Ces livres qu’on dévore sans voir le temps passer, ces histoires qui nous proposent des fables pour expliquer le monde, comment ont-elles été écrites? Pourquoi?

Les ateliers d’écriture amènent de plus en plus d’enfants à prendre une posture d’auteur et autrice dans les classes. Sur les réseaux sociaux, TikTok et Instagram en tête, les auteurs et autrices sont nombreux à partager leur processus d’écriture. Par exemple, Emilie Ouellette s’ouvre sur ses difficultés en cours d’écriture alors qu’Isabelle Roy partage des vidéos plus humoristiques sur ses processus et ses idées, Mathieu Fortin raconte ses histoires… En réalité, cette pluralité d’offres fait en sorte que ceux et celles qui s’intéressent à l’écriture peuvent désormais de plus en plus bénéficier d’un accès sur ce qui se passe « derrière » les pages. Que les enfants sont nombreux à porter un regard différent sur les livres qui leur tombent entre les mains et à se questionner sur ce qui fait un roman.

Prenant ses lecteurs et lectrices par la main dès les premiers mots — « Tu as ouvert ce livre » —, l’autrice chevronnée se questionne d’abord sur la posture de lecteur, déjà difficile puisqu’il faut de la volonté pour s’extraire du monde toujours prêt à nous interrompre pour plonger dans un récit, puis plonge dans le concept même de l’écriture.

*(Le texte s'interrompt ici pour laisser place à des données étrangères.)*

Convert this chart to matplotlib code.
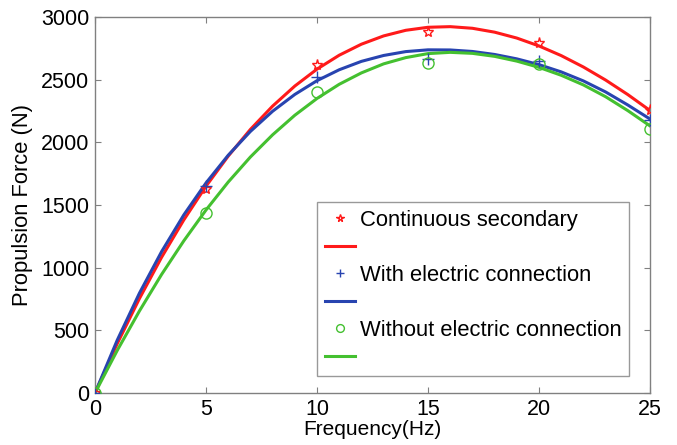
import matplotlib
matplotlib.use("Agg")
import matplotlib.pyplot as plt

plt.rcParams['font.family'] = ['Liberation Sans', 'DejaVu Sans']

# measured points
freq = [0, 5, 10, 15, 20, 25]
continuous = [0, 1625, 2617, 2882, 2792, 2258]
with_conn = [0, 1650, 2519, 2665, 2650, 2178]
without_conn = [0, 1436, 2404, 2631, 2623, 2104]

# fitted curves (1 Hz steps)
freq_curve = list(range(0, 26))
continuous_curve = [0, 393, 753, 1083, 1381, 1650, 1890, 2103, 2289, 2449, 2584,
                    2695, 2783, 2849, 2894, 2918, 2923, 2910, 2879, 2832, 2769,
                    2692, 2601, 2497, 2381, 2254]
with_conn_curve = [0, 421, 796, 1128, 1421, 1676, 1897, 2087, 2248, 2382, 2492,
                   2579, 2646, 2693, 2724, 2738, 2737, 2725, 2701, 2666, 2620,
                   2562, 2490, 2402, 2298, 2186]
without_conn_curve = [0, 339, 654, 946, 1214, 1460, 1683, 1883, 2060, 2216, 2350,
                      2463, 2554, 2626, 2676, 2708, 2718, 2710, 2686, 2648, 2598,
                      2535, 2458, 2364, 2253, 2131]

labels = ["Continuous secondary", "With electric connection", "Without electric connection"]
colors = ["#ff1a1a", "#2844b0", "#44c030"]
markers = ["*", "+", "o"]

fig = plt.figure(figsize=(6.77, 4.45), dpi=100)
ax = fig.add_axes([95/677, 1-393/445, 555/677, 376/445])

handles = []
for y, yc, c, m, lab in zip([continuous, with_conn, without_conn],
                            [continuous_curve, with_conn_curve, without_conn_curve],
                            colors, markers, labels):
    mk, = ax.plot(freq, y, linestyle='none', marker=m, color=c,
                  markersize=8, markerfacecolor='none',
                  markeredgewidth=1.0, label=lab, zorder=3)
    ln, = ax.plot(freq_curve, yc, color=c, lw=2.2, zorder=2, solid_joinstyle='round')
    handles += [mk, ln]

ax.set_xlim(0, 25)
ax.set_ylim(0, 3000)
ax.set_xticks([0, 5, 10, 15, 20, 25])
ax.set_yticks(range(0, 3001, 500))
ax.tick_params(direction='in', top=True, right=True, length=4, color='#808080',
               labelsize=15.5, pad=4)
for s in ax.spines.values():
    s.set_color('#808080')
    s.set_linewidth(1.0)
ax.set_xlabel("Frequency(Hz)", fontsize=15, labelpad=0)
ax.set_ylabel("Propulsion Force (N)", fontsize=15.8, labelpad=6)

leg = ax.legend(handles=handles, labels=[labels[0], '', labels[1], '', labels[2], ''],
                loc='upper left', bbox_to_anchor=(317/677, 1-202/445), bbox_transform=fig.transFigure,
                borderaxespad=0,
                fontsize=15.8, frameon=True, fancybox=False, edgecolor='#808080',
                handlelength=1.4, handletextpad=0.2, borderpad=0.35, labelspacing=0.3,
                markerscale=0.7)
leg.get_frame().set_linewidth(1.0)

fig.savefig("out.png", dpi=100)
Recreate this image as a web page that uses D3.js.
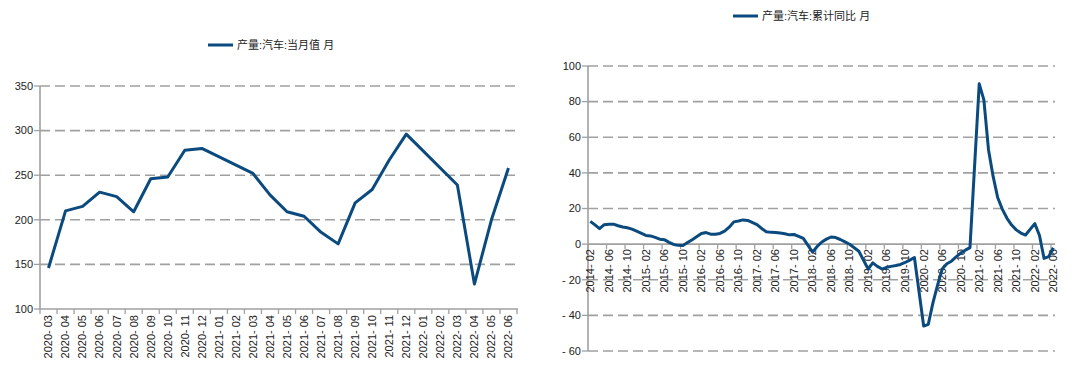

Comment démarrer l’histoire? Que faire en cas de panne d’inspiration? Comment construire un récit de façon à capter l’attention de son lectorat? Quel style adopter? Jennifer Tremblay répond à toutes ces questions en construisant en parallèle son récit à propos d’une plume, d’un train et de souris… le tout égayé par des petits trucs pour s’inspirer, un aparté dans l’univers d’un conte classique, la découverte de la « clé à molette d’une histoire réussie », soit le schéma narratif, et une recette de spaghetti… sans oublier le style littéraire, « la musique qu’on crée en assemblant des mots ».

C’est le genre de lecture surprenante qui peut laisser sceptique au départ, alors que le ton plus adulte peut sembler plus éloigné, mais qui nous embarque dans un voyage qui file et défile alors que le temps, lui, devient une notion abstraite.